BRIEF -
Restate the listing that follows word for word, without its pictures.

GIVEN INFORMATION -
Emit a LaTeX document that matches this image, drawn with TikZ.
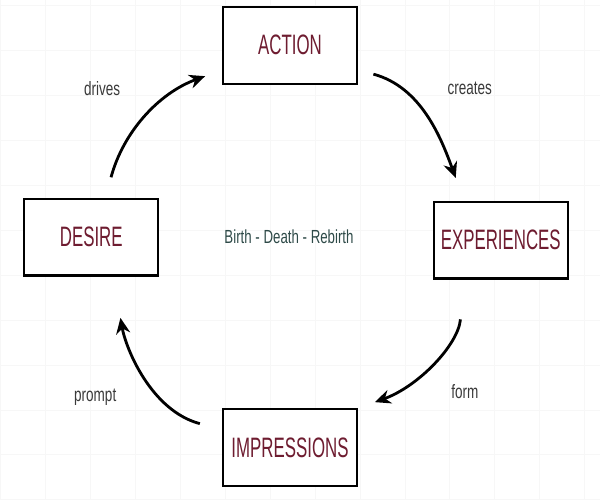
\documentclass[tikz,border=0pt]{standalone}
\usepackage{fontspec}
\setmainfont{Liberation Sans}
\newfontfamily\narrowfont[FakeStretch=0.6]{Liberation Sans}
\newfontfamily\smallfont[FakeStretch=0.7]{Liberation Sans}
\usetikzlibrary{arrows.meta}
\usetikzlibrary{calc,positioning}
\definecolor{boxred}{HTML}{6E1C30}
\definecolor{labelgray}{HTML}{3A3A3A}
\definecolor{cyclegreen}{HTML}{2E4A48}
\tikzset{
  stage/.style={rectangle,draw,line width=1.2pt,fill=white,minimum width=2.68cm,
    minimum height=1.54cm,inner sep=1pt,text=boxred,font=\narrowfont\fontsize{16}{17}\selectfont},
  cycarrow/.style={line width=1.6pt,-{Stealth[length=9pt,width=8pt]}},
  verb/.style={text=labelgray,font=\smallfont\fontsize{11}{12}\selectfont}
}

\begin{document}
\begin{tikzpicture}
            \fill[white] (0,0) rectangle (12,10);
            \draw[black!3,line width=0.4pt,step=0.9] (0,0) grid (12,10);
            \useasboundingbox (0,0) rectangle (12,10);
            \node[stage] (action) at (5.8,9.1) {ACTION};
            \node[stage] (desire) at (1.82,5.26) {DESIRE};
            \node[stage] (experiences) at (10.02,5.2) {EXPERIENCES};
            \node[stage] (impressions) at (5.8,1.04) {IMPRESSIONS};
            \node[text=cyclegreen,font=\smallfont\fontsize{10.8}{12}\selectfont] (cycle) at (5.78,5.26) {Birth - Death - Rebirth};
            \draw [cycarrow,shorten <=0.42cm,shorten >=0.36cm] (desire.70) to[out=75,in=200] (action.200);
            \draw [cycarrow,shorten <=0.32cm,shorten >=0.48cm] (action.-20) to[out=-15,in=110] (experiences.133);
            \draw [cycarrow,shorten <=0.8cm,shorten >=0.36cm] (experiences.227) to[out=-95,in=20] (impressions.north east);
            \draw [cycarrow,shorten <=0.46cm,shorten >=0.84cm] (impressions.165) to[out=165,in=-80] (desire.-61);
            \node[verb] (drives) at (2.04,8.24) {drives};
            \node[verb] (creates) at (9.4,8.24) {creates};
            \node[verb] (form) at (9.3,2.16) {form};
            \node[verb] (prompt) at (1.9,2.06) {prompt};
          \end{tikzpicture}
\end{document}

RESULT FOR THIS TASK -
Emit a LaTeX document that matches this image, drawn with TikZ.
\documentclass[tikz,border=0pt]{standalone}
\usepackage{fontspec}
\setmainfont{Liberation Sans}
\newfontfamily\narrowfont[FakeStretch=0.6]{Liberation Sans}
\newfontfamily\smallfont[FakeStretch=0.7]{Liberation Sans}
\usetikzlibrary{arrows.meta}
\usetikzlibrary{calc,positioning}
\definecolor{boxred}{HTML}{6E1C30}
\definecolor{labelgray}{HTML}{3A3A3A}
\definecolor{cyclegreen}{HTML}{2E4A48}
\tikzset{
  stage/.style={rectangle,draw,line width=1.2pt,fill=white,minimum width=2.68cm,
    minimum height=1.54cm,inner sep=1pt,text=boxred,font=\narrowfont\fontsize{16}{17}\selectfont},
  cycarrow/.style={line width=1.6pt,-{Stealth[length=9pt,width=8pt]}},
  verb/.style={text=labelgray,font=\smallfont\fontsize{11}{12}\selectfont}
}

\begin{document}
\begin{tikzpicture}
            \fill[white] (0,0) rectangle (12,10);
            \draw[black!3,line width=0.4pt,step=0.9] (0,0) grid (12,10);
            \useasboundingbox (0,0) rectangle (12,10);
            \node[stage] (action) at (5.8,9.1) {ACTION};
            \node[stage] (desire) at (1.82,5.26) {DESIRE};
            \node[stage] (experiences) at (10.02,5.2) {EXPERIENCES};
            \node[stage] (impressions) at (5.8,1.04) {IMPRESSIONS};
            \node[text=cyclegreen,font=\smallfont\fontsize{10.8}{12}\selectfont] (cycle) at (5.78,5.26) {Birth - Death - Rebirth};
            \draw [cycarrow,shorten <=0.42cm,shorten >=0.36cm] (desire.70) to[out=75,in=200] (action.200);
            \draw [cycarrow,shorten <=0.32cm,shorten >=0.48cm] (action.-20) to[out=-15,in=110] (experiences.133);
            \draw [cycarrow,shorten <=0.8cm,shorten >=0.36cm] (experiences.227) to[out=-95,in=20] (impressions.north east);
            \draw [cycarrow,shorten <=0.46cm,shorten >=0.84cm] (impressions.165) to[out=165,in=-80] (desire.-61);
            \node[verb] (drives) at (2.04,8.24) {drives};
            \node[verb] (creates) at (9.4,8.24) {creates};
            \node[verb] (form) at (9.3,2.16) {form};
            \node[verb] (prompt) at (1.9,2.06) {prompt};
          \end{tikzpicture}
\end{document}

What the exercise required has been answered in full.